Many rate April as one of the best months to visit Ireland, period. Everything is open after the winter closures of many hotels, restaurants, and attractions, and the weather is vastly improved: in fact, depending on where you are, it could just be sunnier and more settled than at almost any other time of year. The year's crowds are not yet here, though, making your explorations more enjoyable and stress-free.
May is when the weather, which has been warming for the last few months, shows the landscapes of Ireland in full color as average daily high temperatures of 59°F/15°C arrive and the countryside blooms with flowers and birdlife.

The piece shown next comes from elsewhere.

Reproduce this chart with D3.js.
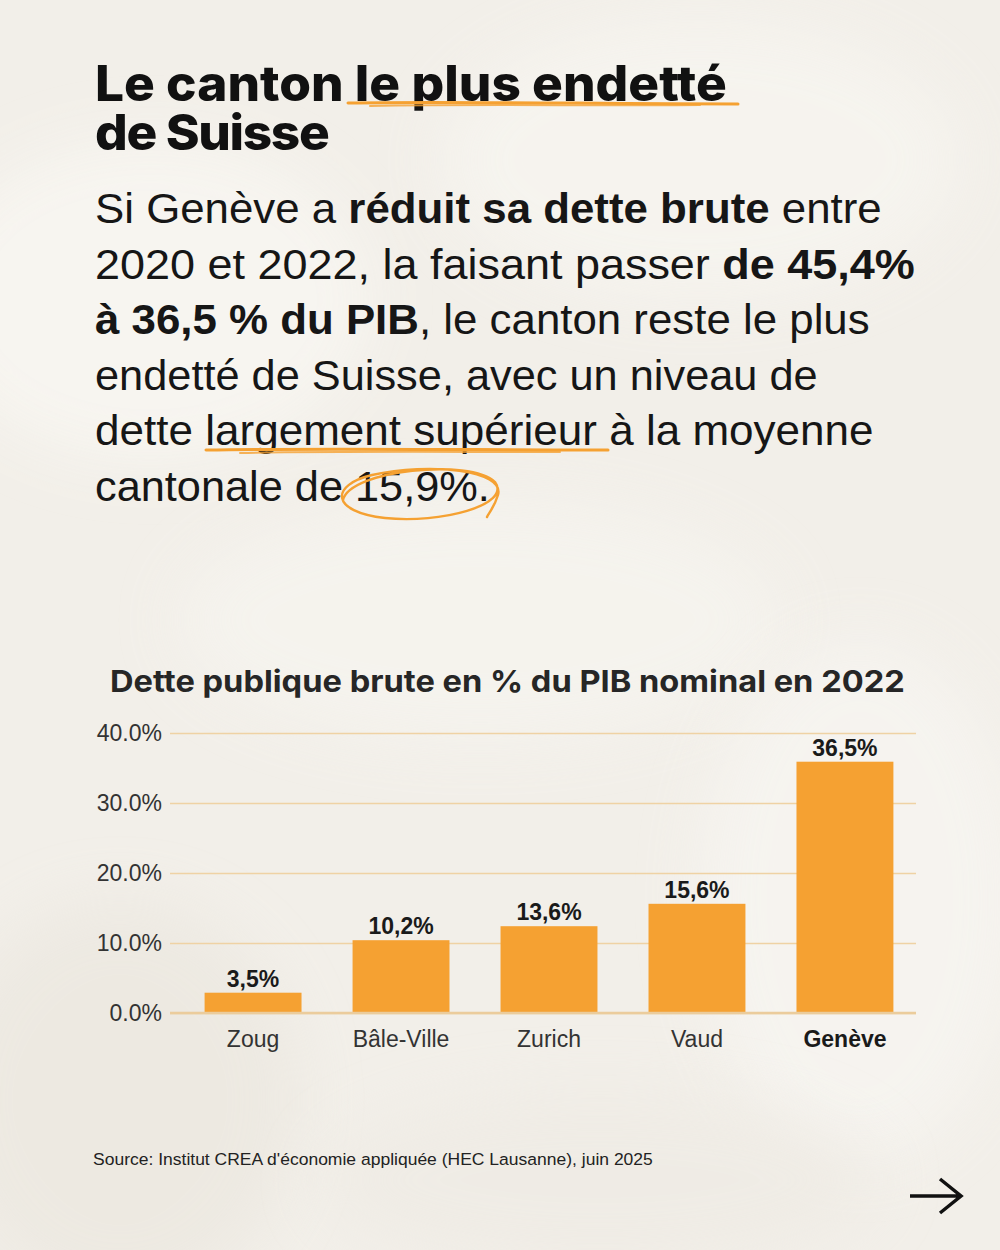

Along with April, this is arguably the best month to enjoy Ireland, with the year's lowest rainfall to accompany the sun and with the crowds that arrive in the high season from June to August still absent in most places.
To announce the start of the summer high season, June has something going on almost every day in every region of the country. A lively atmosphere pervades in the villages, towns, and cities, and out in the countryside, be that up in the hills or along the coast, it is getting crowded. Some of the sunniest weather of the year makes June even easier to enjoy.
July is a sunny and comparatively dry month to visit Ireland. Water temperatures reach their annual maximum, increasing the temptation of activities like kayaking, while the warmest weather of the year makes hiking and cycling very popular now. This is the month when there are school holidays, and is accordingly one of Ireland's busiest periods.
August is the height of the summer season, with sunny, largely dry weather and the year's warmest sea temperatures. Clement conditions make the setting for some great outdoor festivals around Ireland, alongside a spate of outdoor activities that showcase the country at its absolute best, whether that is hiking the Wicklow Way in the east, diving off the coast of Connemara, or sea kayaking along Northern Ireland's stunning seaboard.
With a continuation of—and occasional improvement on—the weather of the summer high season, September overall could offer the perfect vacation in Ireland. Air and water temperatures are still some of the year's best, and yet crowds are minimal now as kids are back in school and families have returned home from their summer vacation.
The heavens open this month, as the highest rainfall of the year hits Ireland—but fall colors brighten the moors, hills, and forests and the sun still shines some of the time. When it does, the weather can be the most beautiful of any time of year, particularly with hardly any other travelers around. Beware of long hikes in the increasing mud, and be sure to have a 'plan B' available for the likely damp days: great music and arts festivals in Cork and Dublin this month are helpful options.
Ireland's great winter hibernation begins this month, as attractions and many hotels and restaurants close down from now until next Easter, temperatures drop back into the single digits and average daily hours of sunshine dwindle. The positives? The Irish combat the winter blues with some great art festivals, and you will have many parts of the country almost to yourself as you explore.
December is all about Christmas in Ireland, with the bigger towns and cities particularly erupting in festive events, markets, and elaborate decorations. The Christmas build-up is special, although the day itself is more of a family celebration. Things get going again for New Year, with Dublin throwing the biggest party of all. The bright lights and events compensate for the weather: it is some of the coldest and wettest weather of the entire year, in fact, and no time to be out exploring the countryside.